Los golpes ya no son nada excesivamente serio; los conocemos; no hay nada en ellos que merezca nuestro asombro; son simplemente una regla que se interrumpe muchas veces. Quizá, cuando llegan, uno se agacha, por una antigua costumbre, pero, en realidad, uno nos les teme. ¿Es la vejez y el fin del hombre el que éste ya no tome en serio el dolor?
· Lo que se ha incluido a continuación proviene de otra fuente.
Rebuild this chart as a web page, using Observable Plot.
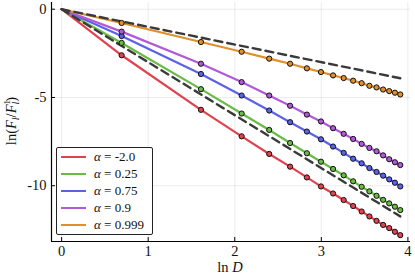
<!DOCTYPE html>
<html>
<head>
<meta charset="utf-8">
<script src="https://cdn.jsdelivr.net/npm/d3@7"></script>
<script src="https://cdn.jsdelivr.net/npm/@observablehq/plot@0.6"></script>
<style>
  html, body { margin: 0; padding: 0; background: #fff; }
  #wrap { position: relative; width: 415px; height: 277px; font-family: "Liberation Serif", serif; }
  #legend { position: absolute; left: 56px; top: 147px; width: 97px; height: 88px; border: 1px solid #222; border-radius: 2px; background: #fff; box-sizing: border-box; }
  .row { position: absolute; left: 0; height: 17px; display: flex; align-items: center; font-size: 13px; color: #111; white-space: nowrap; font-family: "Liberation Serif", serif; }
  .sw { width: 25px; height: 2px; margin-left: 4px; margin-right: 8px; }
  .al { font-style: italic; }
</style>
</head>
<body>
<div id="wrap"></div>
<script>
// D values (x = ln D)
const D = [1, 2, 5, 8, 11, 14, 17, 20, 23, 26, 29, 32, 35, 38, 41, 44, 47, 50];
const alphas = ["-2.0", "0.25", "0.75", "0.9", "0.999"];
const colors = ["#e0424f", "#69bb45", "#5b62e8", "#b15ad8", "#e08f2c"];
// ln(F_l / F_l^1) values per series (first value at D=1 is 0)
const yRed    = [0, -2.61, -5.70, -7.20, -8.20, -8.92, -9.53, -10.04, -10.44, -10.81, -11.15, -11.46, -11.74, -11.99, -12.22, -12.40, -12.61, -12.80];
const yGreen  = [0, -1.91, -4.53, -5.91, -6.84, -7.58, -8.16, -8.64, -9.05, -9.41, -9.75, -10.06, -10.32, -10.57, -10.80, -11.00, -11.19, -11.38];
const yBlue   = [0, -1.52, -3.67, -4.89, -5.74, -6.40, -6.93, -7.37, -7.78, -8.14, -8.47, -8.73, -9.00, -9.22, -9.43, -9.64, -9.83, -10.04];
const yPurple = [0, -1.27, -3.09, -4.13, -4.89, -5.47, -5.97, -6.36, -6.74, -7.06, -7.35, -7.63, -7.86, -8.05, -8.28, -8.50, -8.67, -8.83];
const yOrange = [0, -0.78, -1.86, -2.41, -2.80, -3.09, -3.35, -3.56, -3.75, -3.90, -4.05, -4.19, -4.34, -4.43, -4.55, -4.64, -4.73, -4.83];
// reference dashed lines: slope -1 and -3
const refSlopes = [-1, -3];
const xTicks = [0, 1, 2, 3, 4];
const yTicks = [0, -5, -10];

const series = [yRed, yGreen, yBlue, yPurple, yOrange];
const data = [];
series.forEach((ys, i) => ys.forEach((y, j) => data.push({s: alphas[i], x: Math.log(D[j]), y, j})));
const pts = data.filter(d => d.j > 0);
const refData = [];
refSlopes.forEach(k => [D[0], D[D.length - 1]].forEach(d => refData.push({k, x: Math.log(d), y: k * Math.log(d)})));

const xDomain = [-0.117, 4.03];
const yDomain = [-13.16, 0.38];

const chart = Plot.plot({
  width: 415,
  height: 277,
  marginLeft: 51,
  marginRight: 5,
  marginTop: 2,
  marginBottom: 36,
  style: {fontFamily: "Liberation Serif, serif", fontSize: "14px", background: "#fff", overflow: "visible"},
  x: {domain: xDomain, ticks: xTicks, label: null},
  y: {domain: yDomain, ticks: yTicks, label: null},
  color: {domain: alphas, range: colors},
  marks: [
    Plot.gridX(xTicks, {stroke: "#000", strokeOpacity: 0.1, strokeWidth: 0.8}),
    Plot.gridY(yTicks, {stroke: "#000", strokeOpacity: 0.1, strokeWidth: 0.8}),
    Plot.line(data, {x: "x", y: "y", z: "s", stroke: "s", strokeWidth: 2.2}),
    Plot.line(refData, {x: "x", y: "y", z: "k", stroke: "#3a3a3a", strokeWidth: 2.4, strokeDasharray: "8,5"}),
    Plot.dot(pts, {x: "x", y: "y", fill: "s", stroke: "#111", strokeWidth: 1, r: 2.6}),
    Plot.ruleX([xDomain[0]], {stroke: "#000", strokeWidth: 1.2}),
    Plot.ruleY([yDomain[0]], {stroke: "#000", strokeWidth: 1.2}),
    Plot.axisX(xTicks, {tickSize: 0, tickPadding: 4, fontSize: 14.5, fill: "#111"}),
    Plot.axisX(xTicks, {tickSize: 4, text: null, dy: -4, stroke: "#000"}),
    Plot.axisY(yTicks, {tickSize: 0, tickPadding: 5, fontSize: 14.5, fill: "#111", tickFormat: d => d === 0 ? "0" : "-" + Math.abs(d)}),
    Plot.axisY(yTicks, {tickSize: 4, text: null, dx: 4, stroke: "#000"})
  ]
});

const wrap = document.getElementById("wrap");
wrap.appendChild(chart);

// axis labels
const svg = d3.select(chart);
const yl = svg.append("text")
  .attr("transform", "translate(16,121) rotate(-90)")
  .attr("text-anchor", "middle")
  .attr("font-size", 14.5).attr("fill", "#111")
  .attr("font-family", "Liberation Serif, serif");
yl.append("tspan").text("ln(");
yl.append("tspan").attr("font-style", "italic").text("F");
yl.append("tspan").attr("font-style", "italic").attr("font-size", 10).attr("dy", 3).text("l");
yl.append("tspan").attr("dy", -3).text("/");
yl.append("tspan").attr("font-style", "italic").text("F");
yl.append("tspan").attr("font-size", 9).attr("dy", -6).text("1");
yl.append("tspan").attr("font-style", "italic").attr("font-size", 10).attr("dx", -4.5).attr("dy", 9).text("l");
yl.append("tspan").attr("dy", -3).text(")");

const xl = svg.append("text")
  .attr("x", 230).attr("y", 272)
  .attr("text-anchor", "middle")
  .attr("font-size", 14.5).attr("fill", "#111")
  .attr("font-family", "Liberation Serif, serif");
xl.append("tspan").text("ln ");
xl.append("tspan").attr("font-style", "italic").text("D");

// legend
const legend = document.createElement("div");
legend.id = "legend";
alphas.forEach((a, i) => {
  const row = document.createElement("div");
  row.className = "row";
  row.style.top = (0.5 + i * 17) + "px";
  row.innerHTML = `<div class="sw" style="background:${colors[i]}"></div><span><span class="al">α</span> = ${a}</span>`;
  legend.appendChild(row);
});
wrap.appendChild(legend);
</script>
</body>
</html>
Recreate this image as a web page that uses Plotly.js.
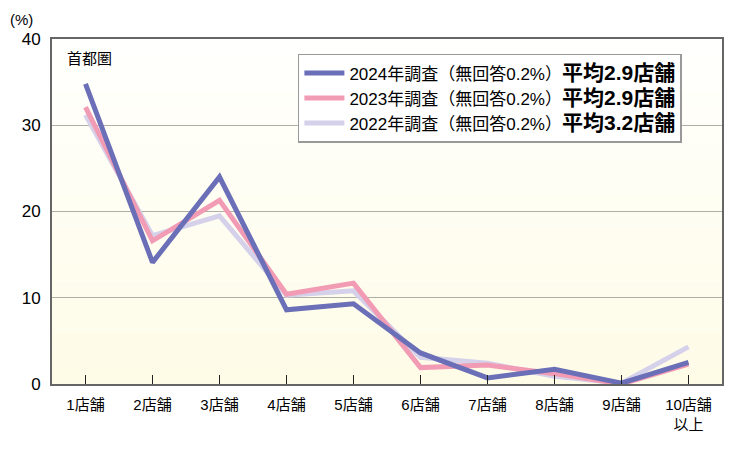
<!DOCTYPE html>
<html><head><meta charset="utf-8">
<script src="https://cdn.plot.ly/plotly-3.0.1.min.js"></script>
<style>html,body{margin:0;padding:0;background:#fff;}#chart{width:750px;height:468px;}</style>
</head><body><div id="chart"></div>
<script>
const categories = ["1店舗","2店舗","3店舗","4店舗","5店舗","6店舗","7店舗","8店舗","9店舗","10店舗<br>以上"];
const v2024 = [34.8, 14.1, 24.0, 8.6, 9.3, 3.6, 0.7, 1.7, 0.1, 2.5];
const v2023 = [32.1, 16.6, 21.3, 10.4, 11.7, 1.9, 2.2, 1.2, 0.0, 2.3];
const v2022 = [31.2, 17.2, 19.5, 10.3, 10.8, 3.1, 2.4, 0.9, 0.1, 4.3];
const names = [
  '2024年調査（無回答0.2%）<b><span style="font-size:21px">平均2.9店舗</span></b>',
  '2023年調査（無回答0.2%）<b><span style="font-size:21px">平均2.9店舗</span></b>',
  '2022年調査（無回答0.2%）<b><span style="font-size:21px">平均3.2店舗</span></b>'
];
const yTicks = [0,10,20,30,40];

const font = "'Liberation Sans', 'Noto Sans CJK JP', sans-serif";
const mk = (y, name, color) => ({
  x: categories.map((c,i)=>i), y: y, name: name, type: 'scatter', mode: 'lines',
  line: {color: color, width: 5}
});
const traces = [
  mk(v2022, names[2], '#d5d1ea'),
  mk(v2023, names[1], '#f29bb4'),
  mk(v2024, names[0], '#6b6fb7')
];

// background gradient bands
const shapes = [];
const nb = 20;
for (let i = 0; i < nb; i++) {
  const t = i / (nb - 1);
  const r = 255 - Math.round(1*t), g = 255 - Math.round(3*t), b = 253 - Math.round(22*t);
  shapes.push({type:'rect', xref:'x domain', yref:'y domain', x0:0, x1:1,
    y0: 1 - (i+1)/nb, y1: 1 - i/nb, fillcolor:`rgb(${r},${g},${b})`, line:{width:0}, layer:'below'});
}

const layout = {
  width: 750, height: 468,
  margin: {l: 52, r: 28, t: 39, b: 84},
  paper_bgcolor: '#ffffff', plot_bgcolor: 'rgba(0,0,0,0)',
  font: {family: font, color: '#000', size: 14},
  showlegend: true,
  legend: {x: 0.367, y: 0.957, xanchor: 'left', yanchor: 'top', bgcolor: '#ffffff',
    bordercolor: '#999999', borderwidth: 1.5, traceorder: 'reversed',
    font: {family: font, size: 17, color: '#000'}, tracegroupgap: 0, itemwidth: 40},
  xaxis: {range: [-0.5, 9.5], tickmode: 'array', tickvals: categories.map((c,i)=>i), ticktext: categories,
    showgrid: false, zeroline: false, showline: true, linecolor: '#666', linewidth: 2, mirror: true,
    ticks: 'inside', ticklen: 9, tickcolor: '#222', tickwidth: 1.5, fixedrange: true,
    ticklabelstandoff: 6,
    tickfont: {family: font, size: 15, color: '#000'}},
  yaxis: {range: [0, 40], tickmode: 'array', tickvals: yTicks, ticktext: yTicks.map(String),
    showgrid: true, gridcolor: '#aeaea6', gridwidth: 1, zeroline: false,
    showline: true, linecolor: '#666', linewidth: 2, mirror: true, ticks: '',
    tickfont: {family: font, size: 17, color: '#000'}, ticklabelstandoff: 6, fixedrange: true},
  shapes: shapes,
  annotations: [
    {text: '(%)', xref: 'paper', yref: 'paper', x: -0.045, y: 1.025, xanchor: 'center', yanchor: 'bottom',
      showarrow: false, font: {family: font, size: 15, color: '#000'}},
    {text: '首都圏', xref: 'paper', yref: 'paper', x: 0.02, y: 0.975, xanchor: 'left', yanchor: 'top',
      showarrow: false, font: {family: font, size: 15, color: '#000'}}
  ]
};
Plotly.newPlot('chart', traces, layout, {displayModeBar: false, staticPlot: true});
</script></body></html>
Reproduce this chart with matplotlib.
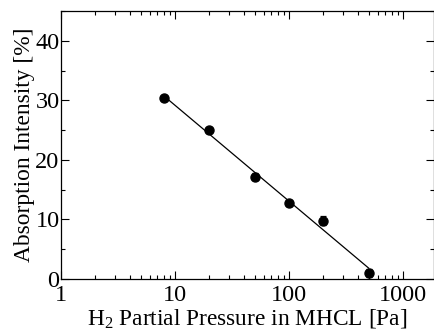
import numpy as np
import matplotlib
matplotlib.use("Agg")
import matplotlib.pyplot as plt
from matplotlib.ticker import LogLocator, MultipleLocator, FixedLocator, FixedFormatter

plt.rcParams["font.family"] = ["Liberation Serif", "DejaVu Serif"]
plt.rcParams["mathtext.fontset"] = "custom"
plt.rcParams["mathtext.rm"] = "Liberation Serif"

# data
pressure = [8, 20, 50, 100, 200, 500]          # Pa
intensity = [30.4, 25.0, 17.2, 12.7, 9.8, 1.0]  # %
err = [0.3, 0.4, 0.6, 0.5, 0.8, 0.6]

xticks = [1, 10, 100, 1000]
xticklabels = ["1", "10", "100", "1000"]
yticks = [0, 10, 20, 30, 40]

# linear fit in log10(x)
b, a = np.polyfit(np.log10(pressure), intensity, 1)
xf = np.array([pressure[0], pressure[-1]])
yf = a + b * np.log10(xf)

fig = plt.figure(figsize=(4.35, 3.3), dpi=100)
ax = fig.add_axes([61 / 435, 1 - 279 / 330, 373 / 435, 268 / 330])

ax.plot(xf, yf, color="black", lw=0.9)
ax.errorbar(pressure, intensity, yerr=err, fmt="o", color="black",
            ms=6.5, capsize=2.5, elinewidth=0.9, capthick=0.9)

ax.set_xscale("log")
ax.set_xlim(1, 1870)
ax.set_ylim(0, 45)
ax.xaxis.set_major_locator(FixedLocator(xticks))
ax.xaxis.set_major_formatter(FixedFormatter(xticklabels))
ax.xaxis.set_minor_locator(LogLocator(base=10, subs=np.arange(2, 10)))
ax.xaxis.set_minor_formatter(plt.NullFormatter())
ax.set_yticks(yticks)
ax.yaxis.set_minor_locator(MultipleLocator(5))

ax.tick_params(which="both", direction="in", top=True, right=True,
               labelsize=17.5, width=0.8)
ax.tick_params(axis="x", pad=4)
ax.tick_params(axis="y", pad=1)
ax.tick_params(which="major", length=6)
ax.tick_params(which="minor", length=3)
for s in ax.spines.values():
    s.set_linewidth(0.9)

ax.set_xlabel(r"H$_2$ Partial Pressure in MHCL [Pa]", fontsize=16.8, labelpad=1)
ax.set_ylabel("Absorption Intensity [%]", fontsize=16.8, labelpad=0)

fig.savefig("out.png", dpi=100)
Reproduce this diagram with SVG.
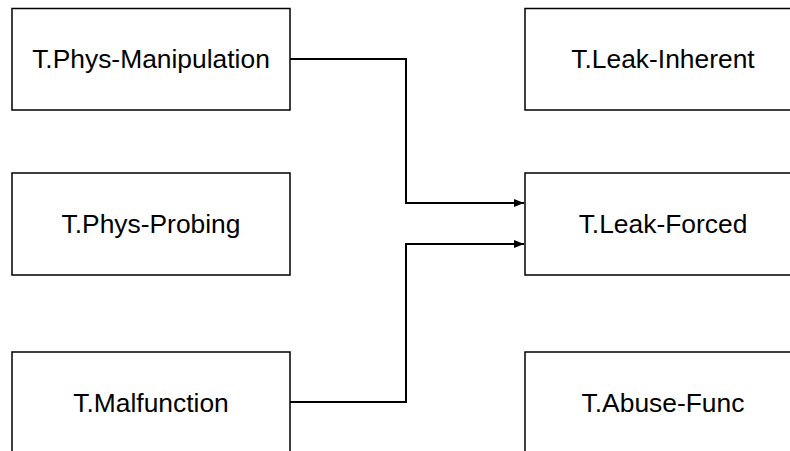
<svg xmlns="http://www.w3.org/2000/svg" width="790" height="451" viewBox="0 0 790 451">
<defs>
<style>
.box{fill:#fff;stroke:#000;stroke-width:1.5}
.lbl{font-family:"Liberation Sans",Arial,sans-serif;font-size:26.4px;fill:#000;text-anchor:middle}
.conn{fill:none;stroke:#000;stroke-width:2}
</style>
<marker id="arr" viewBox="0 0 10 8" refX="10" refY="4" markerWidth="10" markerHeight="8" markerUnits="userSpaceOnUse" orient="auto">
<path d="M0,0 L10,4 L0,8 Z" fill="#000"/>
</marker>
</defs>
<rect width="790" height="451" fill="#fff"/>
<g id="n-phys-manipulation"><rect class="box" x="12" y="8.5" width="278" height="101.5"/><text class="lbl" x="151" y="68">T.Phys-Manipulation</text></g>
<g id="n-phys-probing"><rect class="box" x="12" y="173" width="278" height="102"/><text class="lbl" x="151" y="233">T.Phys-Probing</text></g>
<g id="n-malfunction"><rect class="box" x="12" y="352" width="278" height="102"/><text class="lbl" x="151" y="412">T.Malfunction</text></g>
<g id="n-leak-inherent"><rect class="box" x="525" y="8.5" width="276" height="101.5"/><text class="lbl" x="663" y="68">T.Leak-Inherent</text></g>
<g id="n-leak-forced"><rect class="box" x="525" y="173" width="276" height="102"/><text class="lbl" x="663" y="233">T.Leak-Forced</text></g>
<g id="n-abuse-func"><rect class="box" x="525" y="352" width="276" height="102"/><text class="lbl" x="663" y="412">T.Abuse-Func</text></g>
<g id="connectors">
<polyline class="conn" points="290,59 406,59 406,203 524,203" marker-end="url(#arr)"/>
<polyline class="conn" points="290,402 406,402 406,244 524,244" marker-end="url(#arr)"/>
</g>
</svg>
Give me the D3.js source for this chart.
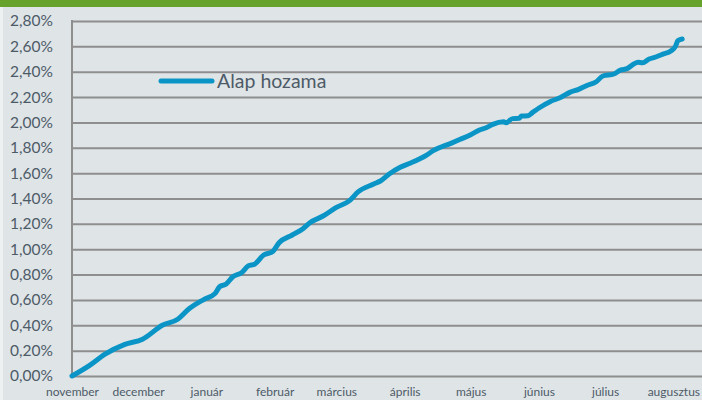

Me gusta leer todo lo que tiene que ver con la Roma de la época imperial. Esta Roma fue como una ciudad moderna; se sabe mucho de ella; no está demasiado lejos de nosotros. La familiaridad con un nombre que hoy todavía está vigente y que, igual que antes, vuelve a tener vida, hace vivir en nosotros el sentimiento de aquellos tiempos antiguos. Sin duda, la indumentaria que llevaban los hombres de aquel tiempo me molesta; no me gusta pensar en ella; es lo único que a veces me la hace extraña. En cambio, las palabras de este pueblo, las relaciones entre sus gentes, sus actividades y sus juegos me parecen una creación literaria que está pensada para explicarnos a nosotros mismos y para llenarnos de esperanza. El mundo religioso de este pueblo tiene algo de nuestra moderna libertad; el sistema de partidos, del que nosotros podríamos avergonzarnos, es allí todavía más mecánico y por esto resulta instructivo. Las naciones que están más allá de sus fronteras, todavía no se han amontonado demasiado; allí se da algo así como un campo de juego, algo de lo que nosotros carecemos totalmente. Al ocuparnos del Imperio Romano, ni por un momento ignoramos el hecho de que terminara sucumbiendo: sin embargo Roma existe. De esta forma nos consolamos de peligros, mucho más graves, del ocaso que hoy en día nos amenaza, como si éste pudiera ser también un ocaso pasajero; como si para nosotros se tratara también de enemigos bárbaros que quieren desvalijarnos de objetos concretos y palpables; como si lo que estuviera en juego no fuera la descomposición de todos y cada uno de los pequeños corpúsculos de los que está hecho cada uno de nosotros.